* JOB *
Would you pull out every line of the material that contains the string "this"?

* EXTRACTED INFORMATION *
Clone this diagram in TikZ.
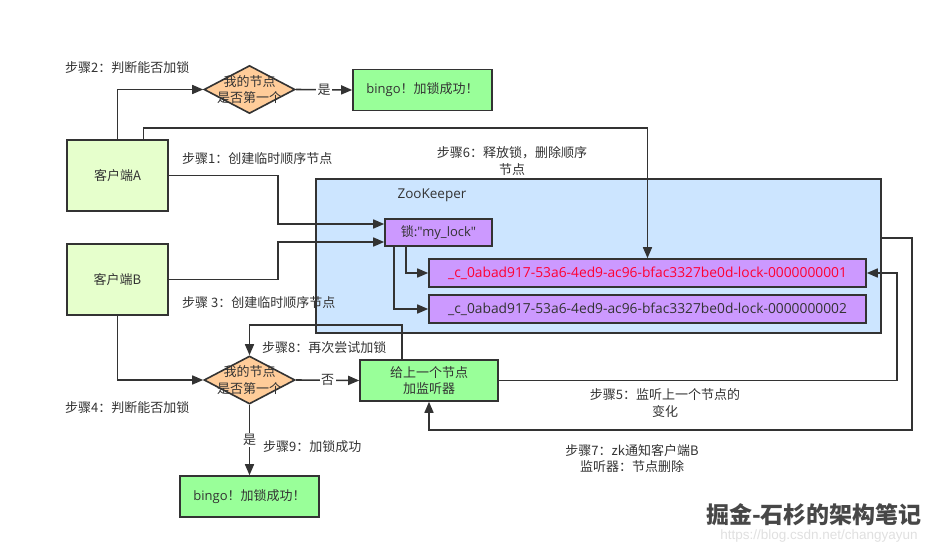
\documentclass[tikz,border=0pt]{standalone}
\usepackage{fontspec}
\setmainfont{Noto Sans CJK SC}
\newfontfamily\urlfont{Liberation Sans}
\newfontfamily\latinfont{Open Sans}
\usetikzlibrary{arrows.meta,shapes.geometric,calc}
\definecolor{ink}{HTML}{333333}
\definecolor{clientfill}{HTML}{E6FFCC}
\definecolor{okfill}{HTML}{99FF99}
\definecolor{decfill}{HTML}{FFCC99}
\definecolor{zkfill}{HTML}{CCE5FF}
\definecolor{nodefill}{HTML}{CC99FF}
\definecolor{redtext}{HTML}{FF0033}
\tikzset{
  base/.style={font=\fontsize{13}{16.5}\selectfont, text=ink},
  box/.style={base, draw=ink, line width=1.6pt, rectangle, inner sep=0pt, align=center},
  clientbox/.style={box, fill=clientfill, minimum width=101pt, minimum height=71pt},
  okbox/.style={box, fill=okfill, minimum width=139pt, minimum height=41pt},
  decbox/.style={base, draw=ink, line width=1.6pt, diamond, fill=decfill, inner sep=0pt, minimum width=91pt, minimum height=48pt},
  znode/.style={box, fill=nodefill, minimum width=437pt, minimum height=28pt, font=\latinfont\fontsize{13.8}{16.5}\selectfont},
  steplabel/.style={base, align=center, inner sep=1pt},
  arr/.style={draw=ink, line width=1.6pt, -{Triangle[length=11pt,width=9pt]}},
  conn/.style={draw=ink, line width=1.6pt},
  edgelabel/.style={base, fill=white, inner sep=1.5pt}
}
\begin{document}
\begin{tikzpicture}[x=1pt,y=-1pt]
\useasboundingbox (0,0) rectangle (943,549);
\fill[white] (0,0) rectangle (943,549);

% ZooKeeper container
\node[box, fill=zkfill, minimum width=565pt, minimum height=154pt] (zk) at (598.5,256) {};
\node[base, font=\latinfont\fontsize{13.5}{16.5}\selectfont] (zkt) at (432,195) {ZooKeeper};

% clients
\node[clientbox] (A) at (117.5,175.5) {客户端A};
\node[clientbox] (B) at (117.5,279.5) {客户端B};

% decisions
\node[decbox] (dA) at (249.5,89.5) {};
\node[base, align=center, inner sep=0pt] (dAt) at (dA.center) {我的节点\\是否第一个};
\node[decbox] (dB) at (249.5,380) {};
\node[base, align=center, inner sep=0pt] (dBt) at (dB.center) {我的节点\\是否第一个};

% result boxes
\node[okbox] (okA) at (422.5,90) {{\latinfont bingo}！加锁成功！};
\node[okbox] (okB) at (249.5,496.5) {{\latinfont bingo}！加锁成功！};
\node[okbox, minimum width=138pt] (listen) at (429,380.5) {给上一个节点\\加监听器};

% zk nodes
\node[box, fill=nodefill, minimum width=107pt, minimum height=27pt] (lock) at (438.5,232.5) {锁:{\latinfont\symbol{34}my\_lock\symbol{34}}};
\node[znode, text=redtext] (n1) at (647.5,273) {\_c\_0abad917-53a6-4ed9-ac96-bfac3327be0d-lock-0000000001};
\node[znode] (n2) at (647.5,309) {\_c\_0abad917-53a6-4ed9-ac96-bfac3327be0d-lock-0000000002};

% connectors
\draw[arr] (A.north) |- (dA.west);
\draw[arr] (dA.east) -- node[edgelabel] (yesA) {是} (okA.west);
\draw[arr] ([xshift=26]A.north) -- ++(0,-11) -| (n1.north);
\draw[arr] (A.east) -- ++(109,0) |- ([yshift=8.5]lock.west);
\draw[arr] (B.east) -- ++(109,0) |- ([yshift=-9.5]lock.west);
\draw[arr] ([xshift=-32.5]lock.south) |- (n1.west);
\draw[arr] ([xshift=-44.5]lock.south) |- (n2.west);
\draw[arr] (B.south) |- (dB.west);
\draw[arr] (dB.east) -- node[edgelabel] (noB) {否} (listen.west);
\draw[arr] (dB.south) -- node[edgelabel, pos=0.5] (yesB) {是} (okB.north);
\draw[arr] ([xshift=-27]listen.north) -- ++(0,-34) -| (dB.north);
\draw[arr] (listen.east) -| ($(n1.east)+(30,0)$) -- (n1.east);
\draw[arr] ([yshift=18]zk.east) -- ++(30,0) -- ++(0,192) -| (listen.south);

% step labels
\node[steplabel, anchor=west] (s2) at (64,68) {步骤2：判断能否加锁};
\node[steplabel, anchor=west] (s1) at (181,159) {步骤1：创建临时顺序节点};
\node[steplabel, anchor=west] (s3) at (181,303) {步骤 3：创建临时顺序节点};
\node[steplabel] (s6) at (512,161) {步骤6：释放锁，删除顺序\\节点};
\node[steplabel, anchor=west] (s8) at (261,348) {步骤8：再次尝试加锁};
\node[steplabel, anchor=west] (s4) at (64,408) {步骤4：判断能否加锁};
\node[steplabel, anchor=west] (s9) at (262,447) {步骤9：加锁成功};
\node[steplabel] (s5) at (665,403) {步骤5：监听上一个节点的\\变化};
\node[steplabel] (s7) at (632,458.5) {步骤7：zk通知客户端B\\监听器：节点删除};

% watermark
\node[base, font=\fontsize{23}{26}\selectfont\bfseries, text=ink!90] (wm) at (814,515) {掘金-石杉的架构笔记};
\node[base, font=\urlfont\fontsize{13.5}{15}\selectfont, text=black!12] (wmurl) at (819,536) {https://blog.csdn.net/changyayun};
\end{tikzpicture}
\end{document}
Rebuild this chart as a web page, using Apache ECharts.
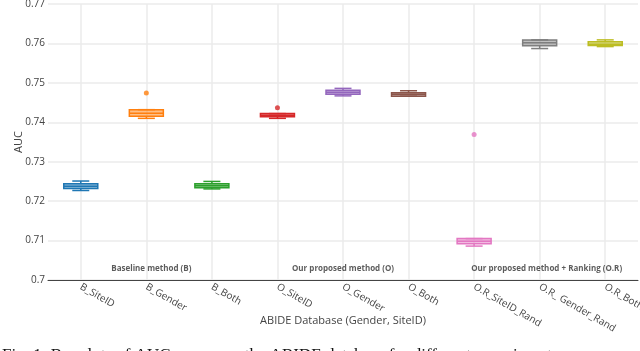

* WRITTEN RESPONSE *
Clone this diagram in TikZ.
Rebuild this chart as a web page, using Apache ECharts.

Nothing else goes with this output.